_WHAT THE EXERCISE ASKS:_
Starting with the first line below, extract each line through the one that contains "const points = feststoffanteil.map((x, i)", inclusive, excluding pictures.

_AVAILABLE DATA:_
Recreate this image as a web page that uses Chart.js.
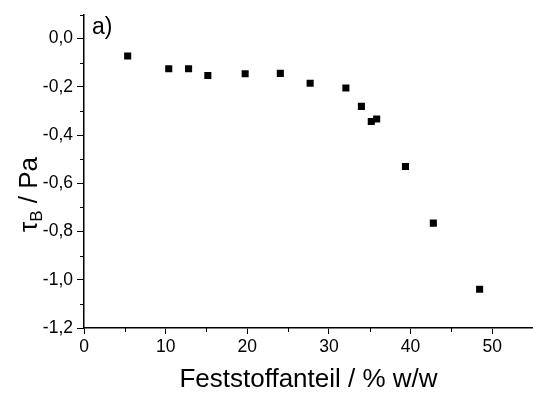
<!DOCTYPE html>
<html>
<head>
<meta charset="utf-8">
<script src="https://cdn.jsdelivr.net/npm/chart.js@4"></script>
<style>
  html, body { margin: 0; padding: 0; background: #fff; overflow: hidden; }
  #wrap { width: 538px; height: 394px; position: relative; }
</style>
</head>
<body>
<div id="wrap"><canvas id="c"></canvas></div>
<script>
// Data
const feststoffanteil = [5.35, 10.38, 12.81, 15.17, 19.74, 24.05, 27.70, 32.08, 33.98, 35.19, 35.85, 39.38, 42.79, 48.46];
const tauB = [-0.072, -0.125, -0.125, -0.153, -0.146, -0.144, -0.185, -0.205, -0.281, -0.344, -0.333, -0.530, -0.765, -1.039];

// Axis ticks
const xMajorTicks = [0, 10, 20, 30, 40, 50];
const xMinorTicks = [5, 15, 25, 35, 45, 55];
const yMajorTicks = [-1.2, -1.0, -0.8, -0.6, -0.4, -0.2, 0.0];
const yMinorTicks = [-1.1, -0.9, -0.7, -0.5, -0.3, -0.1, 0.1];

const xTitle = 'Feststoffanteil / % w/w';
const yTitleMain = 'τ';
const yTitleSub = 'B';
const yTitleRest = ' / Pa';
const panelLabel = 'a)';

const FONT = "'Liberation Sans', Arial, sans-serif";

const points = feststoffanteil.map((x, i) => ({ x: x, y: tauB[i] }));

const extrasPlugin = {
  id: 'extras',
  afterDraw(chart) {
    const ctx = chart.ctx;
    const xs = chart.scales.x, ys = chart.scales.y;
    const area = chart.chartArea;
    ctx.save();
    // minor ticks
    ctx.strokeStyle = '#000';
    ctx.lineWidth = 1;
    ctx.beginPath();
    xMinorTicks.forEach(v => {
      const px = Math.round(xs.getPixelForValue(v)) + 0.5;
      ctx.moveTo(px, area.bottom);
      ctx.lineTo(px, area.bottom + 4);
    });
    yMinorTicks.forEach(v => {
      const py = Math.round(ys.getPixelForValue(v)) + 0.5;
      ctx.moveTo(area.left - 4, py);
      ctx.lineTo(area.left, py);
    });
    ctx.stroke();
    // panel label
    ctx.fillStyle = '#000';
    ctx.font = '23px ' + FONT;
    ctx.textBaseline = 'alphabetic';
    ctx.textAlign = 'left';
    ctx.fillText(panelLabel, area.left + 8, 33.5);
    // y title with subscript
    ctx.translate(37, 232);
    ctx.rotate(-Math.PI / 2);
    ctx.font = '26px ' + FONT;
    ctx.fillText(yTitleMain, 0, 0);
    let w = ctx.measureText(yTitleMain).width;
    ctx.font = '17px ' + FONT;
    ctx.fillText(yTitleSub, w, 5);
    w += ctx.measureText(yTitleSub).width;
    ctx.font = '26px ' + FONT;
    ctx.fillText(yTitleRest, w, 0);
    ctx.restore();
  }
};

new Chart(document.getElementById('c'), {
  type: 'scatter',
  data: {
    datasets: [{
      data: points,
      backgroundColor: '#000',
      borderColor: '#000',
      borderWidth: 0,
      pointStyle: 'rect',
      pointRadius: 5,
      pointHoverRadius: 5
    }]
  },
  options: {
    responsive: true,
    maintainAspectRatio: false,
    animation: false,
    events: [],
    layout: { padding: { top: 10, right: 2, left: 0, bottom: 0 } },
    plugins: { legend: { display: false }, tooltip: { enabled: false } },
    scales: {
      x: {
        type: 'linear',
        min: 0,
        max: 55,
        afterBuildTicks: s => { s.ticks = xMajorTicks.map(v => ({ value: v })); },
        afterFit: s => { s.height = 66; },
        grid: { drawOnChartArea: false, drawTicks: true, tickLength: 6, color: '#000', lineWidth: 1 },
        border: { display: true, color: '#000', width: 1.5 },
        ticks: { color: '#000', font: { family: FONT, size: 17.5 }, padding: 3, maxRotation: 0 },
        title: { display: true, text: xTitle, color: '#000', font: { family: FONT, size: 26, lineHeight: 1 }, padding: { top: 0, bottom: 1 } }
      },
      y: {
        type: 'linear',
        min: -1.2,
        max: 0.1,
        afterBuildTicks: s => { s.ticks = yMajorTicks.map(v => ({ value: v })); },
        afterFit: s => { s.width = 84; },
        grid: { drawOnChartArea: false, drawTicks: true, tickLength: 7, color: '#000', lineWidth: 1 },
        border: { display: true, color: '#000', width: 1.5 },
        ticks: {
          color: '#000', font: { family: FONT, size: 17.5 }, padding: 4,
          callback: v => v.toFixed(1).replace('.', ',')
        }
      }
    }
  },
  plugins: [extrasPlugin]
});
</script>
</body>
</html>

_RESULT:_
Recreate this image as a web page that uses Chart.js.
<!DOCTYPE html>
<html>
<head>
<meta charset="utf-8">
<script src="https://cdn.jsdelivr.net/npm/chart.js@4"></script>
<style>
  html, body { margin: 0; padding: 0; background: #fff; overflow: hidden; }
  #wrap { width: 538px; height: 394px; position: relative; }
</style>
</head>
<body>
<div id="wrap"><canvas id="c"></canvas></div>
<script>
// Data
const feststoffanteil = [5.35, 10.38, 12.81, 15.17, 19.74, 24.05, 27.70, 32.08, 33.98, 35.19, 35.85, 39.38, 42.79, 48.46];
const tauB = [-0.072, -0.125, -0.125, -0.153, -0.146, -0.144, -0.185, -0.205, -0.281, -0.344, -0.333, -0.530, -0.765, -1.039];

// Axis ticks
const xMajorTicks = [0, 10, 20, 30, 40, 50];
const xMinorTicks = [5, 15, 25, 35, 45, 55];
const yMajorTicks = [-1.2, -1.0, -0.8, -0.6, -0.4, -0.2, 0.0];
const yMinorTicks = [-1.1, -0.9, -0.7, -0.5, -0.3, -0.1, 0.1];

const xTitle = 'Feststoffanteil / % w/w';
const yTitleMain = 'τ';
const yTitleSub = 'B';
const yTitleRest = ' / Pa';
const panelLabel = 'a)';

const FONT = "'Liberation Sans', Arial, sans-serif";

const points = feststoffanteil.map((x, i) => ({ x: x, y: tauB[i] }));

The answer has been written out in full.